MYNYDD PENBRE ENCLOSURE
GRID REFERENCE: SN 448034
AREA IN HECTARES: 216.50
An area of former common on Mynydd Penbre. Mynydd Penbre represented the greater part of Maenor Penrhyn during the Medieval Period which, with the manor of Pembrey, was initially held of the Lordship of Kidwelly as both a Welshry and a foreignry (Rees 1953, 200). It enjoyed manorial status at least as early as 1361 and had, by 1630, become independent of Kidwelly Lordship (Jones 1983, 18). Physical evidence for ridge and furrow cultivation has been recorded at Cwm-y-Rhyfel to the east of the area, but most it was unenclosed common land, which Rees called ‘Mynydd Rhos’ (Rees, 1932). It remained so from the Medieval period until the mid-19th century when it was enclosed - privately, as no Act of Parliament survives. Much of the common may have been wooded during the Medieval period (Williams 1981, 5). Waun Baglam/Tyllwyd and Bryn-dias, in a neighbouring area, may have developed as squatter settlements on the edge of the common in the 18th- and early 19th-century, and the peripheral development around Heol-ddu just beyond the west end of the area may have similar origins but is probably later, associated with a nearby quarry.
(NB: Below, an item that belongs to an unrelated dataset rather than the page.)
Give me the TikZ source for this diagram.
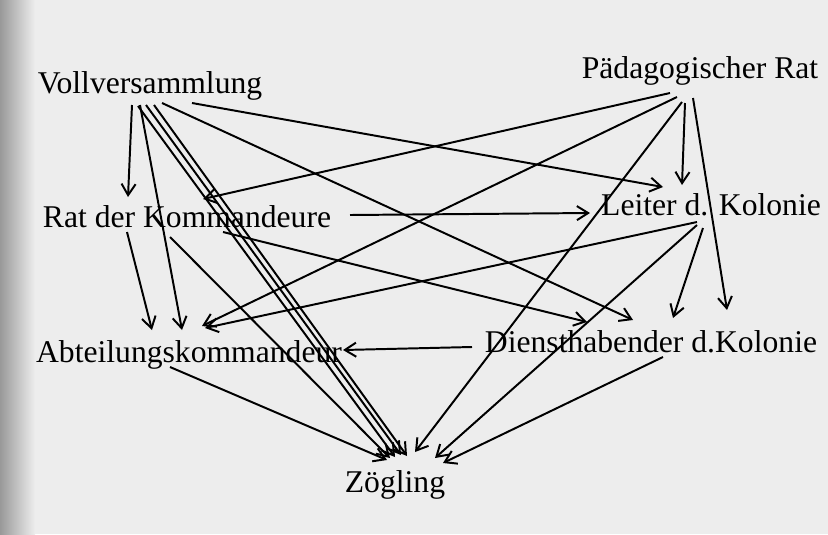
\documentclass[tikz,border=0pt]{standalone}
\usepackage{fontspec}
\setmainfont{Liberation Serif}
\usetikzlibrary{arrows.meta}

\begin{document}
\begin{tikzpicture}[x=0.025cm, y=-0.025cm,
  gremium/.style={anchor=base, inner sep=0pt, font=\fontsize{22.5}{27}\selectfont},
  >={Straight Barb[length=8pt,width=10pt]}]
\useasboundingbox[fill=black!7] (0,0) rectangle (828,534);
\shade[left color=black!40, right color=black!7] (0,0) rectangle (35,534);

\path 
(150,93) node[gremium] (voll) {Vollversammlung}
(700,78) node[gremium] (paed) {Pädagogischer Rat}
(187,227) node[gremium] (rat) {Rat der Kommandeure}
(711,215) node[gremium] (leiter) {Leiter d. Kolonie}
(189,362) node[gremium] (abt) {Abteilungskommandeur}
(651,352) node[gremium] (dienst) {Diensthabender d.Kolonie}
(395,492) node[gremium] (zoegl) {Zögling};

\begin{scope}[line width=1.4pt]
% Vollversammlung
\draw[->] ([shift={(-18,12)}]voll.base) -- ([shift={(-59,-30)}]rat.base);
\draw[->] ([shift={(-10,12)}]voll.base) -- ([shift={(-7,-32)}]abt.base);
\draw[->] ([shift={(-12,13)}]voll.base) -- ([shift={(0,-35)}]zoegl.base);
\draw[->] ([shift={(-4,12)}]voll.base) -- ([shift={(6,-37)}]zoegl.base);
\draw[->] ([shift={(4,12)}]voll.base) -- ([shift={(12,-36)}]zoegl.base);
\draw[->] ([shift={(42,10)}]voll.base) -- ([shift={(-48,-28)}]leiter.base);
\draw[->] ([shift={(12,10)}]voll.base) -- ([shift={(-18,-32)}]dienst.base);
% Paedagogischer Rat
\draw[->] ([shift={(-30,15)}]paed.base) -- ([shift={(16,-28)}]rat.base);
\draw[->] ([shift={(-23,19)}]paed.base) -- ([shift={(13,-36)}]abt.base);
\draw[->] ([shift={(-15,25)}]paed.base) -- ([shift={(-29,-30)}]leiter.base);
\draw[->] ([shift={(-7,20)}]paed.base) -- ([shift={(76,-42)}]dienst.base);
\draw[->] ([shift={(-18,24)}]paed.base) -- ([shift={(20,-40)}]zoegl.base);
% Rat der Kommandeure
\draw[->] ([shift={(-60,5)}]rat.base) -- ([shift={(-37,-32)}]abt.base);
\draw[->] ([shift={(163,-12)}]rat.base) -- ([shift={(-121,-2)}]leiter.base);
\draw[->] ([shift={(36,5)}]rat.base) -- ([shift={(-64,-30)}]dienst.base);
\draw[->] ([shift={(-17,10)}]rat.base) -- ([shift={(-5,-34)}]zoegl.base);
% Leiter d. Kolonie
\draw[->] ([shift={(-14,7)}]leiter.base) -- ([shift={(16,-34)}]abt.base);
\draw[->] ([shift={(-8,13)}]leiter.base) -- ([shift={(22,-34)}]dienst.base);
\draw[->] ([shift={(-14,10)}]leiter.base) -- ([shift={(40,-34)}]zoegl.base);
% Diensthabender, Abteilungskommandeur
\draw[->] ([shift={(-179,-5)}]dienst.base) -- ([shift={(154,-12)}]abt.base);
\draw[->] ([shift={(12,5)}]dienst.base) -- ([shift={(48,-29)}]zoegl.base);
\draw[->] ([shift={(-19,5)}]abt.base) -- ([shift={(-8,-32)}]zoegl.base);
\end{scope}
\end{tikzpicture}
\end{document}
The 20th century has seen the construction of a number of scattered, single dwellings.
Base map reproduced from the OS map with the permission
of Ordnance Survey on behalf of The Controller of Her Majesty's Stationery
Office, © Crown Copyright 2001.
Description and essential historic landscape components
An area of regular, rectilinear enclosures, probably 19th century, with straight roads and tracks, occupying former common land on top of Mynydd Penbre at an average height of 165 m. The boundaries, roads and tracks belong to the mid 19th-century, the former being earth banks with hedges that are mostly unmanaged, overgrown and becoming derelict, and supplemented by wire fencing. Land-use is pasture, both improved and unimproved. There is no deciduous woodland, but a large area to the west, Waun Baglan Wood, was planted with coniferous forest in the later 20th century. The dispersed farmsteads and housing are mainly 19th- and 20th-century, but it has been suggested that Bigyn may have Medieval origins.
Recorded archaeology is limited and includes a possible Bronze Age round barrow, a possible Iron Age hillfort and a quarry. In their present form the buildings are not distinctive, are of 19th- and 20th-century date and are in a variety of materials.
Farmhouses and other dwellings are either late 19th century, stone-built, two-storey or one-and-a-half storey and three-bay, relatively small and in the vernacular tradition, or modern. Farm outbuildings are not common, and where they exist are small, generally one range, and late 19th- or 20th-century.
A well-defined historic landscape area distinct from the pattern of smaller, irregular enclosures to the northwest and the largely unenclosed woodland to the southwest.